The human understanding when it has once adopted an opinion (either as being the received opinion or as being agreeable to itself) draws all things else to support and agree with it. And though there be a greater number and weight of instances to be found on the other side, yet these it either neglects and despises, or else by some distinction sets aside and rejects; in order that by this great and pernicious predetermination the authority of its former conclusions may remain inviolate.. . . And such is the way of all superstitions, whether in astrology, dreams, omens, divine judgments, or the like; wherein men, having a delight in such vanities, mark the events where they are fulfilled, but where they fail, although this happened much oftener, neglect and pass them by. — Francis Bacon (1620)

And there I was, thinking it was a relatively new insight to the human condition (I'm currently reading The Black Swan which deals with these themes and others).

Montier concludes with advice on how to fight confirmation bias:

The most obvious way of avoiding plunging headlong into confirmatory bias is, of course, to look for the disconfirming evidence. When you meet companies seek to ask them the complete opposite of what you actually believe. Root out all the information that would show you that you are wrong. So if you expect margins to continue to grow, say, then spend your time probing for evidence that margins are under pressure.

This is easy to say, but actually hard to practice. It doesn't come naturally to us at all. For instance, when I read a bearish piece of research I often find myself nodding in agreement. However, when I read bullish research I find myself, tutting and circling all the points I disagree with, often ending up with large amounts of ink across the page before I throw the note away, dismissing it as typical of the bullish junk produced by our industry. I'm not an unbiased evaluator of evidence (and the chances are that you aren't either).

You should also pay attention to the absence of evidence as well as its presence. This is reminiscent of the Sherlock Holmes story in which the vital clue was that the dog did not bark in the night. One's attention tends to focus on what is reported rather than what is not reported. It requires a conscious effort to think about what is missing but should be present if a given hypothesis were true.

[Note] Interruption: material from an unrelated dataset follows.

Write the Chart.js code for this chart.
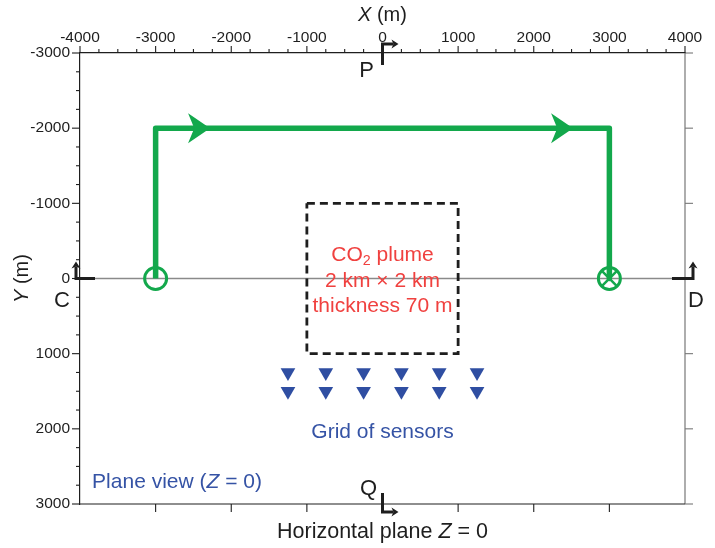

I fear my life is an exercise in confirmation bias!

Russell Sears comments:

Well I would agree that it is hard to do, but I would say Mr. Montier is still asking the wrong question.  With the markets it's not all about you. It is not about what you think you know, it's about everybody and what everybody else is thinking. So the right question is to ask the company to prove what everybody else is saying about it. After all if you don't think that the consensus opinion could be wrong you should be in the index. But the hard part of the investment game is asking the right question, the one where the consensus is wrong. You could start by considering where are consensus opinions consistently wrong, and which companies are good at deception?